Supplied material>
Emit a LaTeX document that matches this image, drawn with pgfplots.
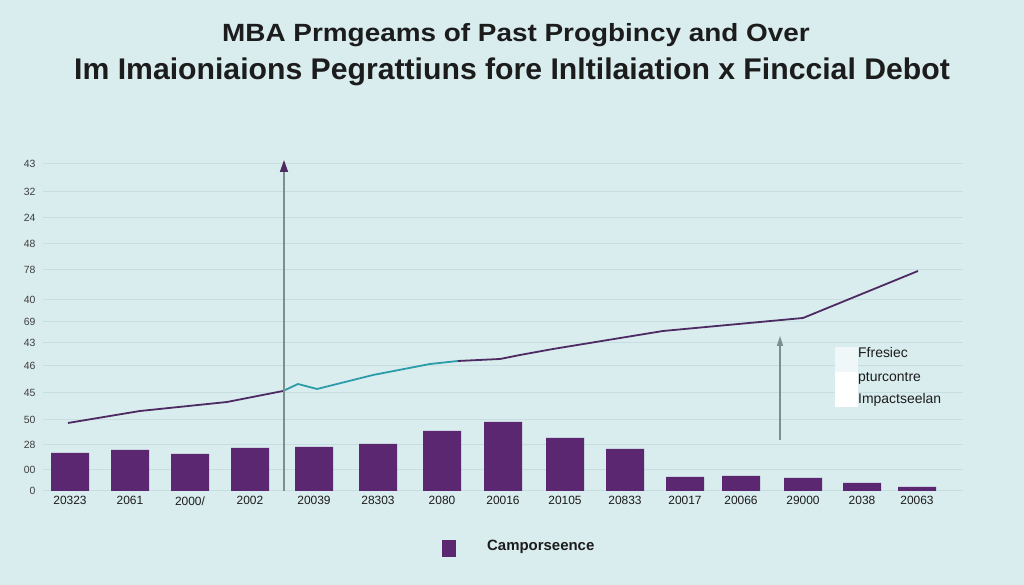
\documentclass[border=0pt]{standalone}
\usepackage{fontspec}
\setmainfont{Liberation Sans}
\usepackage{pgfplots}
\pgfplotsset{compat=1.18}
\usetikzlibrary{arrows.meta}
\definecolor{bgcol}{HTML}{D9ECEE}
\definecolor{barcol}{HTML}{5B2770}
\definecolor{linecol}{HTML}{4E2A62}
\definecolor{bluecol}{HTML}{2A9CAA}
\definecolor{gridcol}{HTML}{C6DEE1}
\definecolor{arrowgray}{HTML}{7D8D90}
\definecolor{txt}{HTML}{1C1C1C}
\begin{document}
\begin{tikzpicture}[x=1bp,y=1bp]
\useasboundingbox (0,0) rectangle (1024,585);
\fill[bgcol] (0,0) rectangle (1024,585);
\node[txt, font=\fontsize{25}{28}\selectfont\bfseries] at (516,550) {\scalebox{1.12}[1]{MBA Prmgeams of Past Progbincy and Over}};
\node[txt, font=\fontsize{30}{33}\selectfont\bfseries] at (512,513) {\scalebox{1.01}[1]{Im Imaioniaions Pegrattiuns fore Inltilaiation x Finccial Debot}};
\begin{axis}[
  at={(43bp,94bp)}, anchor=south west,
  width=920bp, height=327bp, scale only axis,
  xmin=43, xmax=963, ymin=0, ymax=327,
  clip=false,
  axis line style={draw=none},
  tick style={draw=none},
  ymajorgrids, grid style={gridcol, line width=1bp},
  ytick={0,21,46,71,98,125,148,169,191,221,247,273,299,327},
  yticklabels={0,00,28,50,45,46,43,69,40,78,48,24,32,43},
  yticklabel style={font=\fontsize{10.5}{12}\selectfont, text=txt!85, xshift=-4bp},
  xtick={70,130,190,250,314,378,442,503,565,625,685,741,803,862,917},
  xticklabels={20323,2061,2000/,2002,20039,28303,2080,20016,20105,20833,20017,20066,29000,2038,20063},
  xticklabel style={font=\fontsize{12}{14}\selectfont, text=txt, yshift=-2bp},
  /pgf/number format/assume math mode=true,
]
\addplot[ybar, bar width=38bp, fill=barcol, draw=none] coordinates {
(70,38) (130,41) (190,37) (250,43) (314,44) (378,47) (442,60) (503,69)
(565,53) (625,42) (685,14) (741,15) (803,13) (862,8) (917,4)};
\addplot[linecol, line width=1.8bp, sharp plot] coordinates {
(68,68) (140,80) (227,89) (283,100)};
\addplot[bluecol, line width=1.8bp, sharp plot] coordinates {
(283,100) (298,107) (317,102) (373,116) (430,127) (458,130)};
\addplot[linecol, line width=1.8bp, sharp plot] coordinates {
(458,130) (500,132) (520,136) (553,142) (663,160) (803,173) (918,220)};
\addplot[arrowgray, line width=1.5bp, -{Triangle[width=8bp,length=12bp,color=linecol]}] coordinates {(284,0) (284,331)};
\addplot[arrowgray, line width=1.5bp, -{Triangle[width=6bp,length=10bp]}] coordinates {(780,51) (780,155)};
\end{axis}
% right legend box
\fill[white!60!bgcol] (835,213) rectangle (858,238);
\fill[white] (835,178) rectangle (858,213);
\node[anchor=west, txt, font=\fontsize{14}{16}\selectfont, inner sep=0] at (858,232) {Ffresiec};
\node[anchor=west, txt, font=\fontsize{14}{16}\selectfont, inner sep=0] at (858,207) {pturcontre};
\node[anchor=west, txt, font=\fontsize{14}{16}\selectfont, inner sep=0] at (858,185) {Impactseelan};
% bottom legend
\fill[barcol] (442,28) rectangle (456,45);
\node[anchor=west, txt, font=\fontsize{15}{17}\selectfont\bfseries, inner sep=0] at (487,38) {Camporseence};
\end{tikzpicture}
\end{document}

Problem> Reproduce the whole listing word for word, setting aside any pictures.

Full response>
Emit a LaTeX document that matches this image, drawn with pgfplots.
\documentclass[border=0pt]{standalone}
\usepackage{fontspec}
\setmainfont{Liberation Sans}
\usepackage{pgfplots}
\pgfplotsset{compat=1.18}
\usetikzlibrary{arrows.meta}
\definecolor{bgcol}{HTML}{D9ECEE}
\definecolor{barcol}{HTML}{5B2770}
\definecolor{linecol}{HTML}{4E2A62}
\definecolor{bluecol}{HTML}{2A9CAA}
\definecolor{gridcol}{HTML}{C6DEE1}
\definecolor{arrowgray}{HTML}{7D8D90}
\definecolor{txt}{HTML}{1C1C1C}
\begin{document}
\begin{tikzpicture}[x=1bp,y=1bp]
\useasboundingbox (0,0) rectangle (1024,585);
\fill[bgcol] (0,0) rectangle (1024,585);
\node[txt, font=\fontsize{25}{28}\selectfont\bfseries] at (516,550) {\scalebox{1.12}[1]{MBA Prmgeams of Past Progbincy and Over}};
\node[txt, font=\fontsize{30}{33}\selectfont\bfseries] at (512,513) {\scalebox{1.01}[1]{Im Imaioniaions Pegrattiuns fore Inltilaiation x Finccial Debot}};
\begin{axis}[
  at={(43bp,94bp)}, anchor=south west,
  width=920bp, height=327bp, scale only axis,
  xmin=43, xmax=963, ymin=0, ymax=327,
  clip=false,
  axis line style={draw=none},
  tick style={draw=none},
  ymajorgrids, grid style={gridcol, line width=1bp},
  ytick={0,21,46,71,98,125,148,169,191,221,247,273,299,327},
  yticklabels={0,00,28,50,45,46,43,69,40,78,48,24,32,43},
  yticklabel style={font=\fontsize{10.5}{12}\selectfont, text=txt!85, xshift=-4bp},
  xtick={70,130,190,250,314,378,442,503,565,625,685,741,803,862,917},
  xticklabels={20323,2061,2000/,2002,20039,28303,2080,20016,20105,20833,20017,20066,29000,2038,20063},
  xticklabel style={font=\fontsize{12}{14}\selectfont, text=txt, yshift=-2bp},
  /pgf/number format/assume math mode=true,
]
\addplot[ybar, bar width=38bp, fill=barcol, draw=none] coordinates {
(70,38) (130,41) (190,37) (250,43) (314,44) (378,47) (442,60) (503,69)
(565,53) (625,42) (685,14) (741,15) (803,13) (862,8) (917,4)};
\addplot[linecol, line width=1.8bp, sharp plot] coordinates {
(68,68) (140,80) (227,89) (283,100)};
\addplot[bluecol, line width=1.8bp, sharp plot] coordinates {
(283,100) (298,107) (317,102) (373,116) (430,127) (458,130)};
\addplot[linecol, line width=1.8bp, sharp plot] coordinates {
(458,130) (500,132) (520,136) (553,142) (663,160) (803,173) (918,220)};
\addplot[arrowgray, line width=1.5bp, -{Triangle[width=8bp,length=12bp,color=linecol]}] coordinates {(284,0) (284,331)};
\addplot[arrowgray, line width=1.5bp, -{Triangle[width=6bp,length=10bp]}] coordinates {(780,51) (780,155)};
\end{axis}
% right legend box
\fill[white!60!bgcol] (835,213) rectangle (858,238);
\fill[white] (835,178) rectangle (858,213);
\node[anchor=west, txt, font=\fontsize{14}{16}\selectfont, inner sep=0] at (858,232) {Ffresiec};
\node[anchor=west, txt, font=\fontsize{14}{16}\selectfont, inner sep=0] at (858,207) {pturcontre};
\node[anchor=west, txt, font=\fontsize{14}{16}\selectfont, inner sep=0] at (858,185) {Impactseelan};
% bottom legend
\fill[barcol] (442,28) rectangle (456,45);
\node[anchor=west, txt, font=\fontsize{15}{17}\selectfont\bfseries, inner sep=0] at (487,38) {Camporseence};
\end{tikzpicture}
\end{document}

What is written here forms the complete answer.